Sandy Allbee met her future husband through music. While at Everett High School, she had her own band, Cycle 2. It was November 1971, and she was then Sandy Riel, when Cycle 2 was in need of a drummer. “They auditioned him while I was at my part-time job. They hired him before I met him,” she said.

They married little more than a year later, in December 1972. “We were married 44 years, five months and two days,” the Arlington woman said. The couple had no children.

In the 1980s, she said, they had two music stores, the Drum Key and Ray’s Music Exchange in Shoreline. Ray’s Music Exchange was also the name of the shop where Ray Charles performed in “The Blues Brothers” movie.

Dave Allbee grew up in north Seattle before his family moved to Alderwood Manor. He graduated from Mountlake Terrace High School in 1971.

Before the Love Handles, which has been around more than a decade, Mitchell and Allbee played in another group, Red Thelin’s Country Starlighters. “I was the bass player, Dave was the drummer,” said Mitchell, recalling that he was with the country band from 1978 to 1986, minus a year or so.

Mitchell also had a teen band, the Cherchers, while he was at Everett High in the late 1950s and early ’60s. The Cherchers (he pronounced it “sher-shays”) got together for a reunion in 2009.

The Country Starlighters, Sandy Allbee said, was for years the house band for Everett’s Fraternal Order of Eagles when the lodge was at 3726 Broadway.

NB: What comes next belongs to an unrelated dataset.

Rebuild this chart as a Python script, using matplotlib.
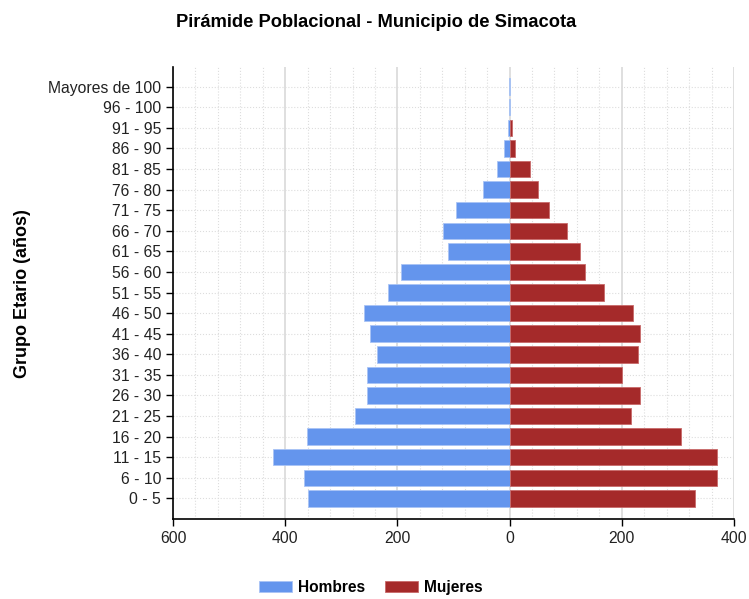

In 2005, the Eagles moved to 1216 Broadway, the old Cookbook Restaurant building.

Allbee had spent more than 20 years in the boat-building business. He worked for the company that made Bayliner boats in Arlington before its closure, and later for Cutwater Boats. “He kept working until he couldn’t,” Sandy Allbee said. Performing in the band “kind of invigorated him,” she said. “That helped, being able to keep playing as long as he could.”

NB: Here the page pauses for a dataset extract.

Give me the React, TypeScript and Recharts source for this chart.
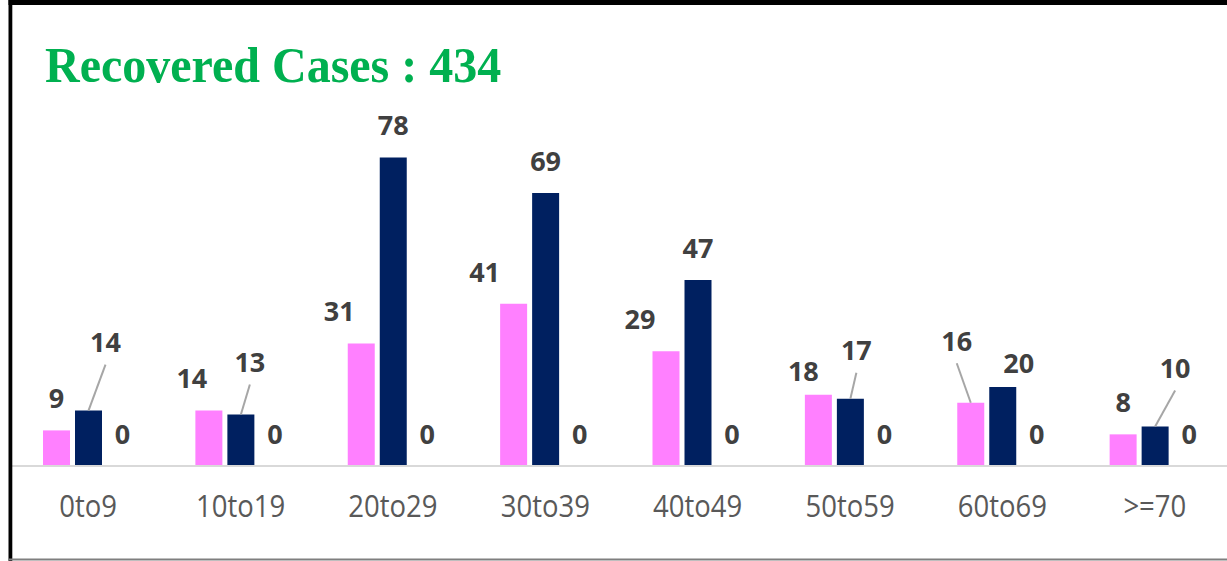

Mitchell said his drummer friend also did a lot of singing. The Love Handles, he said, “do a variety — country, rock, some blues, even some old standards out of the ’40s.”

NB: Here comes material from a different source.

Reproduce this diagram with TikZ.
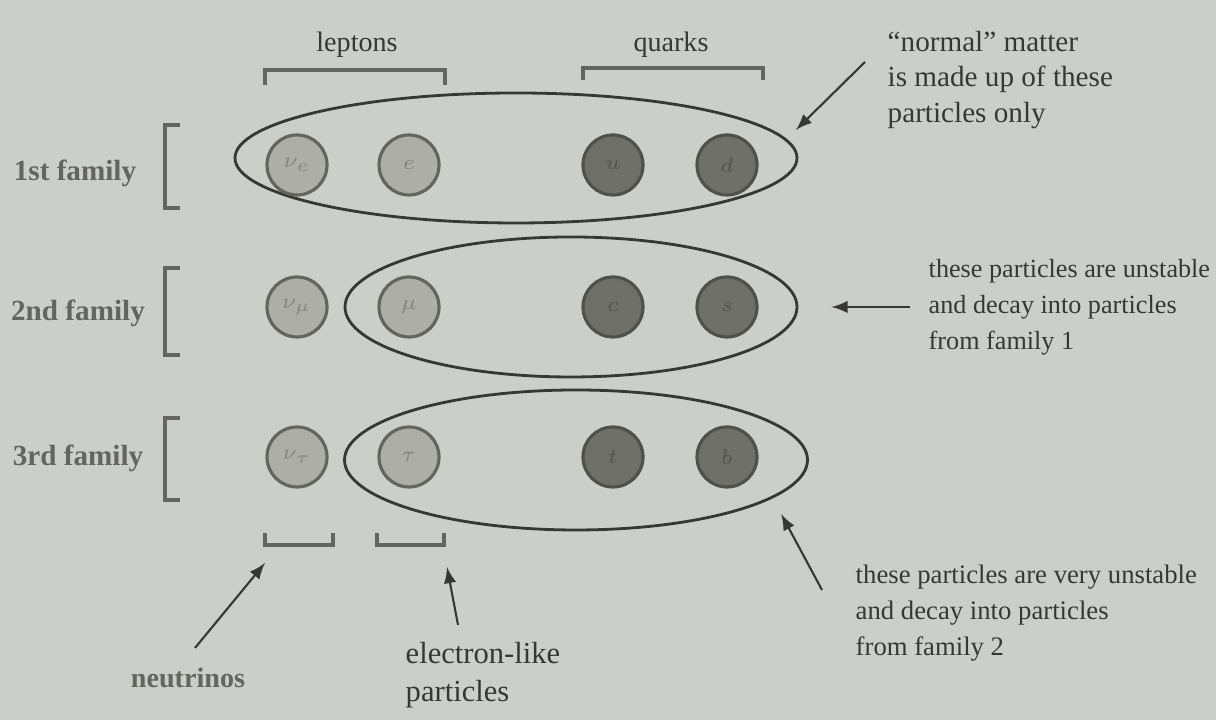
\documentclass[tikz,border=0pt]{standalone}
\usepackage{amsmath}
\usepackage{fontspec}
\setmainfont{Liberation Serif}
\usepackage{tikz}
\usetikzlibrary{shapes,arrows,positioning,calc}
\usepackage{xcolor}

\definecolor{paper}{RGB}{204,207,201}
\definecolor{ink}{RGB}{55,55,52}
\definecolor{softink}{RGB}{100,101,96}
\definecolor{lightball}{RGB}{172,174,167}
\definecolor{darkball}{RGB}{112,112,107}
\definecolor{lighttxt}{RGB}{132,133,127}
\definecolor{darktxt}{RGB}{84,84,80}

\tikzset{
  lepton/.style={circle, draw=softink, line width=0.9pt, fill=lightball, minimum size=0.6cm, inner sep=0pt, text=lighttxt, font=\fontsize{6}{7}\selectfont},
  quark/.style={circle, draw=softink!80!black, line width=0.9pt, fill=darkball, minimum size=0.6cm, inner sep=0pt, text=darktxt, font=\fontsize{6}{7}\selectfont},
  family/.style={ellipse, draw=ink, line width=0.8pt, inner sep=0pt},
  note/.style={align=left, text=ink, inner sep=0pt, font=\fontsize{8}{10.2}\selectfont},
  tag/.style={text=softink, inner sep=0pt, font=\bfseries\fontsize{8.3}{10}\selectfont},
  brack/.style={draw=softink, line width=0.9pt},
  pointer/.style={-latex, draw=ink, line width=0.6pt}
}

\begin{document}
\begin{tikzpicture}
    % Paper
    \fill[paper] (0,0) rectangle (12.16,7.2);
    \useasboundingbox (0,0) rectangle (12.16,7.2);

    % Family ellipses
    \node[family, minimum width=5.62cm, minimum height=1.30cm] (fam1) at (5.16,5.62) {};
    \node[family, minimum width=4.52cm, minimum height=1.40cm] (fam2) at (5.71,4.13) {};
    \node[family, minimum width=4.63cm, minimum height=1.40cm] (fam3) at (5.76,2.60) {};

    % 1st family particles
    \node[lepton] (nue) at (2.97,5.55) {$\nu_e$};
    \node[lepton] (e)   at (4.09,5.55) {$e$};
    \node[quark]  (u)   at (6.13,5.55) {$u$};
    \node[quark]  (d)   at (7.27,5.55) {$d$};

    % 2nd family particles
    \node[lepton] (num) at (2.97,4.13) {$\nu_\mu$};
    \node[lepton] (mu)  at (4.09,4.13) {$\mu$};
    \node[quark]  (c)   at (6.13,4.13) {$c$};
    \node[quark]  (s)   at (7.27,4.13) {$s$};

    % 3rd family particles
    \node[lepton] (nut) at (2.97,2.63) {$\nu_\tau$};
    \node[lepton] (tau) at (4.09,2.63) {$\tau$};
    \node[quark]  (t)   at (6.13,2.63) {$t$};
    \node[quark]  (b)   at (7.27,2.63) {$b$};

    % Top brackets
    \draw[brack] (2.65,6.35) -- (2.65,6.50) -- (4.45,6.50) -- (4.45,6.35);
    \draw[brack] (5.83,6.40) -- (5.83,6.52) -- (7.63,6.52) -- (7.63,6.40);
    \node[note] (leptons) at (3.57,6.75) {leptons};
    \node[note] (quarks)  at (6.71,6.75) {quarks};

    % Family brackets
    \draw[brack] (1.80,5.95) -- (1.65,5.95) -- (1.65,5.12) -- (1.80,5.12);
    \draw[brack] (1.80,4.52) -- (1.65,4.52) -- (1.65,3.65) -- (1.80,3.65);
    \draw[brack] (1.80,3.02) -- (1.65,3.02) -- (1.65,2.20) -- (1.80,2.20);
    \node[tag] (first)  at (0.75,5.47) {1st family};
    \node[tag] (second) at (0.78,4.07) {2nd family};
    \node[tag] (third)  at (0.78,2.62) {3rd family};

    % Bottom brackets
    \draw[brack] (2.65,1.87) -- (2.65,1.75) -- (3.33,1.75) -- (3.33,1.87);
    \draw[brack] (3.77,1.87) -- (3.77,1.75) -- (4.44,1.75) -- (4.44,1.87);

    % Bottom labels
    \node[tag, font=\bfseries\fontsize{8}{10}\selectfont] (nulab) at (1.88,0.42) {neutrinos};
    \node[note, anchor=west, font=\fontsize{8.7}{11}\selectfont] (ellab) at (4.05,0.45) {electron-like\\particles};
    \coordinate (nustart) at (1.95,0.72);
    \coordinate (nutip)   at (2.65,1.57);
    \coordinate (elstart) at (4.58,0.95);
    \coordinate (eltip)   at (4.47,1.53);
    \draw[pointer] (nustart) -- (nutip);
    \draw[pointer] (elstart) -- (eltip);

    % Notes on the right
    \node[note, anchor=west, font=\fontsize{8.3}{10.2}\selectfont] (normal) at (8.87,6.40) {``normal'' matter\\is made up of these\\particles only};
    \node[note, anchor=west, font=\fontsize{7.45}{10.2}\selectfont] (unstable) at (9.28,4.13) {these particles are unstable\\and decay into particles\\from family 1};
    \node[note, anchor=west, font=\fontsize{7.6}{10.2}\selectfont] (veryunstable) at (8.55,1.07) {these particles are very unstable\\and decay into particles\\from family 2};

    \coordinate (normalstart) at (8.65,6.58);
    \coordinate (unstart)     at (9.10,4.13);
    \coordinate (vunstart)    at (8.22,1.30);
    \draw[pointer, shorten >=1.3mm] (normalstart) -- (fam1.4);
    \draw[pointer, shorten >=3.3mm] (unstart) -- (fam2.east);
    \draw[pointer, shorten >=1.8mm] (vunstart) -- (fam3.-11);
\end{tikzpicture}
\end{document}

“Dave sang Ray Charles’ ‘Unchain My Heart’ and he did a few things from Santana,” Mitchell said.

The band rarely has formal practices, but gets together to play. “It’s mainly for the social aspect, a nice potluck thing,” he said. Mitchell took that picture of the unused drums at Carr’s house in Snohomish.

The Love Handles will go on, but a man at the heart of it is missing.

“He’s a hard guy to replace,” Mitchell said. More than a drummer, “we did lose a good friend.”